Later on, RaviShankar became his guru-bhari and later his brother-in-law. In the mid 1950s he started visiting the US for long spells. After a while, sensing lucrative prospects there, he settled down in San Rafael, California and started a school of music there. During the 1960s and 1970s, both he and Ravi Shankar gave a number of jugalbandis at various places in the US, and in European countries. This partnership proved to be very fruitful while it lasted. The concept of jugalbandi received a solidity and weight in the hands of these nearly matched instrumentalists who shared similar ideas on music and could take it to new heights.

As with Ravi shankar’s music, there is something truly traditional and fascinatingly modern about Ali Akbar’s music. Though not a colourful performer as Ravi Shankar, Ali Akbar made numerous innovations to the instrument and the style of playing in a much quieter manner. His rigorous training under Baba, as also his own innovative additions, gives his alaaps the meticulous structure, the grand spaciousness and solemn depth characteristic of drupad. Ali Akbar’s command over rhythm was superb and at times, even breathtaking, especially when he has someone with astounding gifts like Pt. Swapan Choudhry as his Tablist. Audiences always looked forward to these lively contests between the Tabla and the Sarod for they are not merely exciting spectacles but musical events that challenge and spur either player to give his best. Following the mutually spurring rhythmic contest, both the sarod and the table converge and proceed to an exhilarating climax.

Ali Akbar was a widely recorded artist. One has only to listen to some of the recordings that came out in the 1950s and the 1960s to appreciate the unparalleled melodic variety he has at his command. Rarely do we come across an instrumentalist who combines the cerebral with the emotional, the concrete with the tantalizing and the sensuous with the ethereal with such ease in the circumambient universe of his art. Ali Akbar also went on to create a handful of ragas like Chandranandan, Medhavi, Lajwanti and Gauri Manjari.

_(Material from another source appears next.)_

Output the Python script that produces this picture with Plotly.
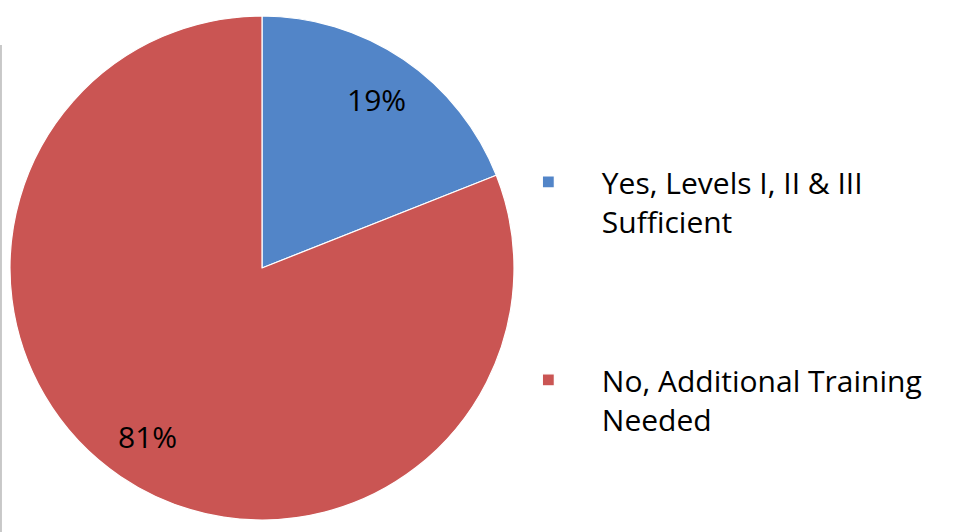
import math
import plotly.graph_objects as go

labels = ["Yes, Levels I, II & III<br>Sufficient", "No, Additional Training<br>Needed"]
values = [19, 81]
colors = ["#5285C8", "#CA5553"]

W, H = 959, 532
cx, cy, R = 262, 268, 252  # pixel centre/radius of pie

# legend text with extra blank lines to create the item gap
legend_text = [labels[0] + "<br> <br> <br> ", labels[1]]

fig = go.Figure()
fig.add_trace(go.Pie(
    labels=legend_text,
    values=values,
    sort=False,
    direction="clockwise",
    rotation=0,
    textinfo="none",
    hoverinfo="label+percent",
    marker=dict(colors=colors, line=dict(color="#FFFFFF", width=1.2)),
    domain=dict(x=[(cx - R) / W, (cx + R) / W],
                y=[(H - cy - R) / H, (H - cy + R) / H]),
))

# percentage labels placed along each slice bisector
total = sum(values)
cum = 0
annotations = []
for v in values:
    mid = (cum + v / 2) / total * 2 * math.pi
    cum += v
    r = 0.81 * R
    px = cx + r * math.sin(mid)
    py = cy - r * math.cos(mid)
    annotations.append(dict(
        x=px / W, y=1 - py / H, xref="paper", yref="paper",
        text=f"{round(v / total * 100)}%", showarrow=False,
        font=dict(family="Open Sans", size=30, color="#000000"),
        xanchor="center", yanchor="middle"))

fig.update_layout(
    width=W, height=H,
    margin=dict(l=0, r=0, t=0, b=0),
    paper_bgcolor="#FFFFFF",
    plot_bgcolor="#FFFFFF",
    showlegend=True,
    legend=dict(
        x=0.516, y=0.707, xanchor="left", yanchor="top",
        font=dict(family="Open Sans", size=30, color="#000000"),
        valign="top",
        itemwidth=97,
        bgcolor="rgba(0,0,0,0)",
    ),
    annotations=annotations,
    shapes=[dict(type="line", xref="paper", yref="paper",
                 x0=0.001, x1=0.001, y0=0, y1=1 - 45 / H,
                 line=dict(color="#C8C8C8", width=2))],
)

fig.write_html("out.html")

When Ali Akbar Khan first received the title of Ustad as a relatively young man, his father merely laughed. But later, when the patriarch was a centenarian, he told his son one day that he was very proud of him: "I am so pleased with your work in music that I will do something which is very rare. As your Guru and father, I am giving you a title, Swara Samrat (Emperor of Melody)." Khansahib feels most fortunate to have received this blessing from his father, mother, and uncle.

It may come as a surprise that Ustad Vilayat Khan had a special place in his heart for Ali Akbar – a fact that stands in stark contrast to the gall he was never tired of spewing on his professional rival – Ravi Shankar.

In over three decades, Ali Akbar has made San Rafael, California his home as also the nucleus of all his musical activities (www.aacm.org). Here, he has trained a number of American disciples into the nuances of Hindustani music. Some of his well known gifted disciples are – Ken Zuckerman, Sharan Rani, Ashish Khan (his son), Brij Narayan, Pt. Rajeev Taranath (now resides in Bangalore), Pt. Brij Bhushan Kabra and Pradeep Barot.